As four Houston PD officers and a number of security officers on bicycles looked on, Jimenez and other community leaders spoke of disasters in their communities.
Jimenez described contaminated rivers, animals dying and people suffering from nausea, cancer and tuberculosis.
Elias Mateus Isaac from the Open Society Initiative for Southern Africa in Angola talked about his country's seashores being contaminated by oil and its fishing industry being destroyed.
Last week, Angola passed a law to import 90,000 tons of fish from Namibia and South Africa, he said.
"This has never happened before and it shows the impact of Chevron's operations."
Isaac called for Chevron to take measures to stop contaminating the waters and to look for alternative measures for energy.
But while Chevron officials said people have a right to protest if they have legitimate concerns, the company contests the legitimacy of the report.
"We certainly welcome constructive criticism. What you're seeing today and what you'll see tomorrow is not constructive," Morgan Crinklaw, external communications adviser, said. "It's misleading and it's inaccurate. We don't give their report any credibility."
Crinklaw said the information in the company's Corporate Responsibility Report is the accurate portrayal of what Chevron does around the world. He noted that the company adopted a human rights policy in 2009 and will implement it across the company over the next four years.
A Chevron spokesman also pointed out that its Corporate Responsibility Report has been verified by a third party, Lloyd's Register.
"If you look at their report, they say things and then attribute them to Chevron even if they're not Chevron's fault," Crinklaw said.
He used Nigeria as an example. Much of the problem in that country is that pipelines are attacked. The oil then goes into the waterways and the fishermen aren't compensated, because the spill was caused by people sabotaging the pipes, not by the company, Crinklaw said.
"If Chevron ever does have instances where there's a spill, we compensate the fishermen in the area, we clean it up and we make sure we work with them to make sure that they have a sustained livelihood."
A representative from Burma was at the event to accuse Chevron of human rights violations for partnering with the "brutal" military regime for operation security in Myanmar. Chevron press official Lloyd Avram said though the company has a 20 percent stake in a joint venture partnership with Total in Myanmar, it is a non-operating partner and is not responsible for those operations. Chevron's CR report also notes that as a "responsible nonoperator," Chevron has contacted the former U.N. special envoy to Myanmar to encourage U.N. engagement.
Dave Sampson, Chevron's general manager of public affairs, also told the protesters, who had crowded into the building lobby signs and all, that their report was inaccurate. He said he would provide the group with a list of inaccuracies at a later date.
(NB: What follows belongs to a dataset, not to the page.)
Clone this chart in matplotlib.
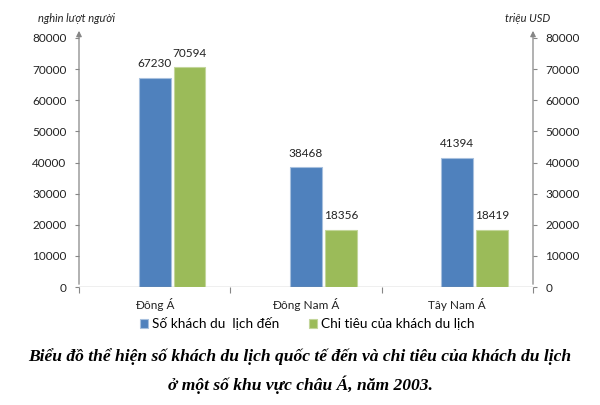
import matplotlib.pyplot as plt
import numpy as np

regions = ['Đông Á', 'Đông Nam Á', 'Tây Nam Á']
visitors = [67230, 38468, 41394]
spending = [70594, 18356, 18419]
yticks = [0, 10000, 20000, 30000, 40000, 50000, 60000, 70000, 80000]

blue = '#4F81BD'
green = '#9BBB59'
axis_gray = '#868686'

plt.rcParams['font.family'] = ['Lato', 'DejaVu Sans']

fig = plt.figure(figsize=(6, 4.05), dpi=100)
ax = fig.add_axes([79 / 600, 1 - 287 / 405, 454 / 600, 249 / 405])
ax2 = ax.twinx()

x = np.arange(len(regions))
w = 0.21
b1 = ax.bar(x, visitors, w, color=blue, edgecolor='#a7c0de', linewidth=0.8,
            label='Số khách du  lịch đến', zorder=3)
b2 = ax2.bar(x + w + 0.02, spending, w, color=green, edgecolor='#c3d69b', linewidth=0.8,
             label='Chi tiêu của khách du lịch', zorder=3)

for a, bars, vals in [(ax, b1, visitors), (ax2, b2, spending)]:
    for b, v in zip(bars, vals):
        a.text(b.get_x() + b.get_width() / 2, v + 2800, str(v), ha='center',
               va='bottom', fontsize=8.5, color='#222222')

for a in (ax, ax2):
    a.set_ylim(0, 80000)
    a.set_yticks(yticks)
    a.set_xlim(-0.5, 2.5)
    for s in a.spines.values():
        s.set_visible(False)
    a.tick_params(axis='y', colors=axis_gray, labelcolor='#222222', labelsize=8.5,
                  length=3, width=0.8)

ax.tick_params(axis='y', direction='out', pad=6)
ax2.tick_params(axis='y', direction='out', pad=6)

# axis lines with arrows
ax.annotate('', xy=(0, 1.04), xycoords='axes fraction', xytext=(0, 0),
            arrowprops=dict(arrowstyle='-|>', color=axis_gray, lw=0.9, mutation_scale=8))
ax.annotate('', xy=(1, 1.04), xycoords='axes fraction', xytext=(1, 0),
            arrowprops=dict(arrowstyle='-|>', color=axis_gray, lw=0.9, mutation_scale=8))
ax.axhline(0, color=axis_gray, lw=0.9, zorder=4)

ax.set_xticks([-0.5, 0.5, 1.5, 2.5])
ax.set_xticklabels([])
ax.set_xticks(x, minor=True)
ax.set_xticklabels(regions, minor=True, fontsize=8.5, color='#222222')
ax.tick_params(axis='x', which='major', colors=axis_gray, length=4, width=0.8)
ax.tick_params(axis='x', which='minor', length=0, pad=8)

fig.text(38 / 600, 1 - 18 / 405, 'nghìn lượt người', fontsize=8, style='italic',
         color='#222222', va='center')
fig.text(505 / 600, 1 - 18 / 405, 'triệu USD', fontsize=8, style='italic',
         color='#222222', va='center')

fig.legend([b1, b2], [b1.get_label(), b2.get_label()], loc='center',
           bbox_to_anchor=(0.512, 1 - 324 / 405), ncol=2, frameon=False,
           fontsize=9.8, handlelength=0.6, handleheight=0.6, handletextpad=0.3,
           columnspacing=2.2)

fig.text(0.5, 1 - 357 / 405,
         'Biểu đồ thể hiện số khách du lịch quốc tế đến và chi tiêu của khách du lịch',
         ha='center', va='center', fontsize=12.6, fontweight='bold', style='italic',
         family=['Liberation Serif', 'DejaVu Serif'])
fig.text(0.5, 1 - 385 / 405, 'ở một số khu vực châu Á, năm 2003.',
         ha='center', va='center', fontsize=12.6, fontweight='bold', style='italic',
         family=['Liberation Serif', 'DejaVu Serif'])

fig.savefig('out.png', dpi=100)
Antonia Juhasz, the report's editor, said she was very interested in hearing what Chevron had to say. She defends the report and its 50 authors of delivering an "absolutely correct, factual representation" of Chevron's operations.
"This is the second year that they've said the report has inaccuracies in which they have failed to produce any evidence," Juhasz said. "I'm eager to discuss any point in this report that they find inaccurate and I'm eager to hear their proof as to the inaccuracies."